At the Race Briefing this morning, the Bureau of Meteorology Andrew Treloar told the skippers that the 2003 race will not be your usual tough Hobart, with the fleet starting in South East winds and finishing with North Easterlies to push them down the Tasmanian coast. Treloar expects moderate to light winds for the duration of the race.
The start of the race promises to be a spectacular affair, with the fleet charging down Sydney Harbour under spinnaker in a 10 to 15 knot South Easterly. But the spinnakers will last only until the Heads, with the first day a windward beat as the winds swings from the South East to the South West.
On the second day the fleet can expect South West Winds of around 25 knots against a 1knot current, creating an uncomfortable sea that will delight the heavier boats that are designed for windward work and have the weight to punch through the steep chop.
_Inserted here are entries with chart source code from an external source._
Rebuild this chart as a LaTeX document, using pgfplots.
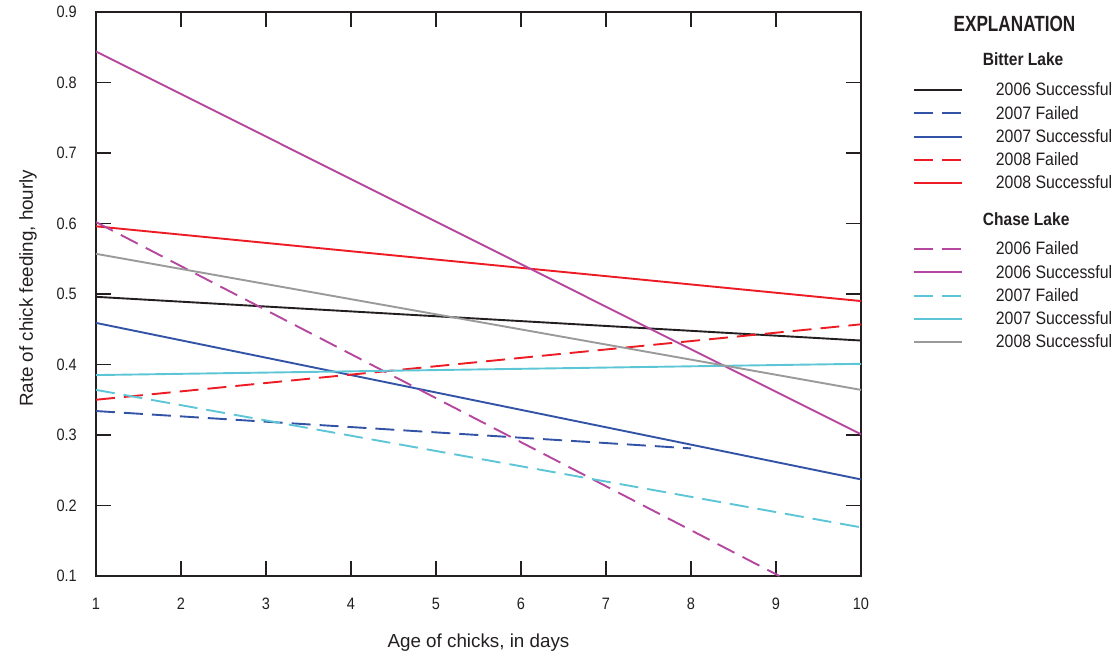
\documentclass[border=0pt]{standalone}
\usepackage{fontspec}
\setmainfont[FakeStretch=0.88]{Liberation Sans}
\newfontfamily\labelfont{Liberation Sans}
\newfontfamily\headfont[FakeStretch=0.78]{Liberation Sans}
\usepackage{pgfplots}
\pgfplotsset{compat=1.18}
\definecolor{textc}{HTML}{231F20}
\definecolor{cblack}{HTML}{231F20}
\definecolor{cblue}{HTML}{3353A6}
\definecolor{cred}{HTML}{ED1C24}
\definecolor{cmag}{HTML}{B5479F}
\definecolor{ccyan}{HTML}{5CC6D6}
\definecolor{cgray}{HTML}{9A9A9A}
\pgfplotsset{
  sl/.style={line width=1.9pt},
  dl/.style={line width=1.9pt, dash pattern=on 19pt off 9pt},
}
\newcommand{\es}{\rule[-6pt]{0pt}{23.2pt}}
\begin{document}
\begin{tikzpicture}
\useasboundingbox (-96pt,-78pt) rectangle (1023pt,576pt);
\begin{axis}[
  at={(0,0)}, anchor=south west,
  width=765pt, height=564pt, scale only axis,
  xmin=1, xmax=10, ymin=0.1, ymax=0.9,
  xtick={1,2,3,4,5,6,7,8,9,10},
  ytick={0.1,0.2,0.3,0.4,0.5,0.6,0.7,0.8,0.9},
  /pgf/number format/assume math mode=true,
  y tick label style={/pgf/number format/fixed, /pgf/number format/fixed zerofill, /pgf/number format/precision=1},
  tick label style={font=\fontsize{16.5}{19}\selectfont, text=textc},
  xticklabel style={anchor=north, inner sep=0pt},
  xticklabel shift=22pt,
  yticklabel style={anchor=east, inner sep=0pt},
  yticklabel shift=19pt,
  tick align=inside,
  major tick length=15pt,
  tick style={line width=1.3pt, color=cblack},
  axis line style={line width=1.3pt, color=cblack},
  xlabel={Age of chicks, in days},
  ylabel={Rate of chick feeding, hourly},
  label style={font=\labelfont\fontsize{18.8}{22}\selectfont, text=textc},
  xlabel style={at={(axis description cs:0.5,0)}, anchor=base, yshift=-71pt},
  ylabel style={at={(axis description cs:-0.0824,0.51)}, anchor=base, rotate=0},
  legend style={at={(axis description cs:1.068,0.9335)}, anchor=north west,
    draw=none, fill=none, inner sep=0pt, outer sep=0pt, row sep=0pt, column sep=33pt,
    nodes={inner sep=0pt, text depth=, font=\fontsize{18}{20}\selectfont, text=textc}},
  legend cell align=left,
  legend image code/.code={\draw[#1] (0pt,0pt) -- (48pt,0pt);},
]
% Bitter Lake
\addplot[sl, color=cblack, forget plot] coordinates {(1,0.496) (10,0.434)};
\addplot[dl, color=cblue, forget plot] coordinates {(1,0.334) (8,0.281)};
\addplot[sl, color=cblue, forget plot] coordinates {(1,0.459) (10,0.237)};
\addplot[dl, color=cred, forget plot] coordinates {(1,0.350) (10,0.457)};
\addplot[sl, color=cred, forget plot] coordinates {(1,0.596) (10,0.490)};
% Chase Lake
\addplot[dl, color=cmag, forget plot] coordinates {(1,0.602) (9.04,0.1)};
\addplot[sl, color=cmag, forget plot] coordinates {(1,0.844) (10,0.301)};
\addplot[dl, color=ccyan, forget plot] coordinates {(1,0.364) (10,0.169)};
\addplot[sl, color=ccyan, forget plot] coordinates {(1,0.385) (10,0.401)};
\addplot[sl, color=cgray, forget plot] coordinates {(1,0.557) (10,0.364)};
% legend
\addlegendimage{legend image code/.code={}}
\addlegendentry{\rule[-13.1pt]{0pt}{29.1pt}\hspace*{-13pt}\bfseries\fontsize{17.7}{20}\selectfont Bitter Lake}
\addlegendimage{sl, draw=cblack}\addlegendentry{\es 2006 Successful}
\addlegendimage{dl, draw=cblue}\addlegendentry{\es 2007 Failed}
\addlegendimage{sl, draw=cblue}\addlegendentry{\es 2007 Successful}
\addlegendimage{dl, draw=cred}\addlegendentry{\es 2008 Failed}
\addlegendimage{sl, draw=cred}\addlegendentry{\es 2008 Successful}
\addlegendimage{legend image code/.code={}}
\addlegendentry{\rule[-12.3pt]{0pt}{43pt}\hspace*{-13pt}\bfseries\fontsize{17.7}{20}\selectfont Chase Lake}
\addlegendimage{dl, draw=cmag}\addlegendentry{\es 2006 Failed}
\addlegendimage{sl, draw=cmag}\addlegendentry{\es 2006 Successful}
\addlegendimage{dl, draw=ccyan}\addlegendentry{\es 2007 Failed}
\addlegendimage{sl, draw=ccyan}\addlegendentry{\es 2007 Successful}
\addlegendimage{sl, draw=cgray}\addlegendentry{\es 2008 Successful}
\end{axis}
\node[anchor=base, font=\headfont\bfseries\fontsize{22}{24}\selectfont, text=textc] at (918.5pt,544.3pt) {EXPLANATION};
\end{tikzpicture}
\end{document}
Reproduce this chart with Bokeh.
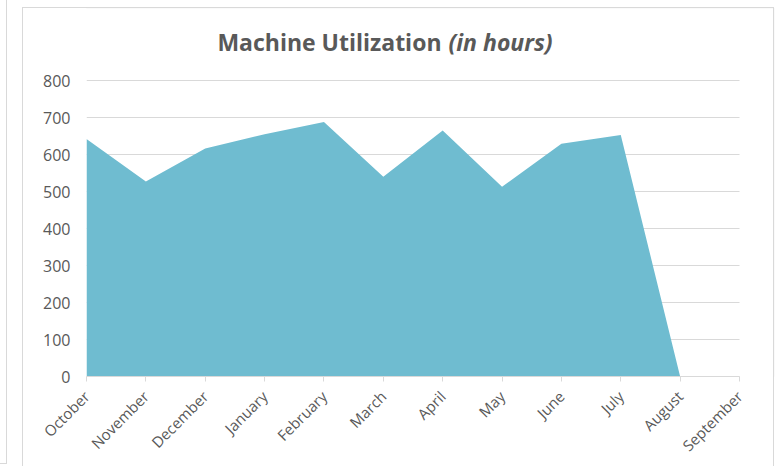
from math import pi
from bokeh.plotting import figure
from bokeh.models import Range1d, FixedTicker, Label, BoxAnnotation
from bokeh.embed import file_html
from bokeh.resources import INLINE

# ---- data ----
months = ["October", "November", "December", "January", "February", "March",
          "April", "May", "June", "July", "August", "September"]
hours = [642, 527, 616, 655, 688, 540, 665, 513, 629, 653, 0, None]
y_ticks = [0, 100, 200, 300, 400, 500, 600, 700, 800]
title_main = "Machine Utilization"
title_unit = "(in hours)"

# ---- layout (canvas pixels) ----
W, H = 776, 466
PLOT_L, PLOT_R, PLOT_T, PLOT_B = 86, 739, 80, 376      # where the data area sits
ML, MB = PLOT_L, H - PLOT_B                              # frame extends to top/right edges
X_LAST = len(months) - 1
Y_TOP = y_ticks[-1]
x_end = X_LAST * (W - PLOT_L) / (PLOT_R - PLOT_L)
y_end = Y_TOP * (PLOT_B - 0) / (PLOT_B - PLOT_T)

TXT = "#595959"
GRID = "#d9d9d9"
FILL = "#6fbcd0"
FONT = "Open Sans"

p = figure(width=W, height=H, output_backend="svg", toolbar_location=None, tools="",
           x_range=Range1d(0, x_end), y_range=Range1d(0, y_end),
           min_border_left=ML, min_border_right=0, min_border_top=0, min_border_bottom=MB)
p.title.visible = False
p.outline_line_color = None
p.background_fill_alpha = 0
p.border_fill_alpha = 0

# chart box borders drawn behind the transparent canvas
lines = [(6, 0, 1, 464), (0, 463, 7, 1), (22, 7, 1, 459), (22, 7, 752, 1), (773, 7, 1, 459)]
p.styles = {
    "background-color": "white",
    "background-image": ", ".join([f"linear-gradient({GRID}, {GRID})"] * len(lines)),
    "background-position": ", ".join(f"{x}px {y}px" for x, y, w, h in lines),
    "background-size": ", ".join(f"{w}px {h}px" for x, y, w, h in lines),
    "background-repeat": "no-repeat",
}

# grid lines (0..800), limited to the data area
p.xgrid.visible = False
p.ygrid.visible = False
p.segment(x0=[0] * len(y_ticks), x1=[X_LAST] * len(y_ticks), y0=y_ticks, y1=y_ticks,
          line_color=GRID, line_width=1)

xs = [i for i, v in enumerate(hours) if v is not None]
ys = [v for v in hours if v is not None]
p.varea(x=xs, y1=[0] * len(xs), y2=ys, fill_color=FILL, fill_alpha=1.0)

# x axis
xa = p.xaxis[0]
xa.ticker = FixedTicker(ticks=list(range(len(months))))
xa.bounds = (0, X_LAST)
xa.major_label_overrides = {i: m for i, m in enumerate(months)}
xa.major_label_orientation = pi / 4
xa.axis_line_color = GRID
xa.major_tick_line_color = GRID
xa.major_tick_in = 0
xa.major_tick_out = 5
xa.minor_tick_line_color = None
xa.major_label_text_color = TXT
xa.major_label_text_font = FONT
xa.major_label_text_font_size = "15px"
xa.major_label_standoff = 12

# y axis
ya = p.yaxis[0]
ya.ticker = FixedTicker(ticks=y_ticks)
ya.axis_line_color = None
ya.major_tick_line_color = None
ya.minor_tick_line_color = None
ya.major_tick_in = 0
ya.major_tick_out = 0
ya.major_label_standoff = 16
ya.major_label_text_color = TXT
ya.major_label_text_font = FONT
ya.major_label_text_font_size = "16px"

# borders inside the frame (top / right), in canvas units
p.add_layout(BoxAnnotation(left=22.5, right=773.5, top=7.5, bottom=H + 20,
                           left_units="canvas", right_units="canvas",
                           top_units="canvas", bottom_units="canvas",
                           fill_alpha=0, line_color=GRID, line_width=1, level="underlay"))

# title (two parts: bold + bold italic)
p.add_layout(Label(x=441, y=41, x_units="canvas", y_units="canvas", text=title_main,
                   text_align="right", text_baseline="alphabetic", text_font=FONT,
                   text_font_style="bold", text_font_size="23px", text_color=TXT))
p.add_layout(Label(x=448, y=41, x_units="canvas", y_units="canvas", text=title_unit,
                   text_align="left", text_baseline="alphabetic", text_font=FONT,
                   text_font_style="bold italic", text_font_size="23px", text_color=TXT))

open("out.html", "w").write(file_html(p, INLINE))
As the frontrunners enter Bass Strait the can expect to encounter a good reaching Westerly.
By Sunday the wind is expected to swing to the North East, giving the fleet a real push to Hobart, but it is likely that as the fleet trickles into Constitution Dock the wind will ease.
It is a forecast that favours the line honours prospects of Skandia and Zana, the two 98 foot supermaxis. Going to weather there is no substitute for waterline length, and already Sean LANGMAN, who last year almost ran down Alfa Romeo in his Open 66 is conceding that this will not be the ideal race for his downwind flier.
"We will really be racing for 3rd place,"
Langman said after the race briefing. "The longer boats will really stretch their legs (on the first two days). Hopefully we can hang on and the Northerly will come in earlier than forecast."
As for the race for handicap honours, much will depend on how long the Northerlies last. Nicorette's Ludde INGVALL thinks that the smaller boats could do extremely well, but George SNOW on Brindabella fears that the back of the fleet could miss out on the full benefit of the both the early Westerly across Bass Strait, and be caught out as the North Easter eases. "It will be a fast finish for the front of the fleet,"
Snow expects, "and the medium sized boats will do well if they can get the tail end of the northerly winds. But the tail end could get left behind.
"It will be a complicated, tactical race. The timing of the weather will make a difference to the outcome."
Skippers will receive a final weather briefing on the morning of the race.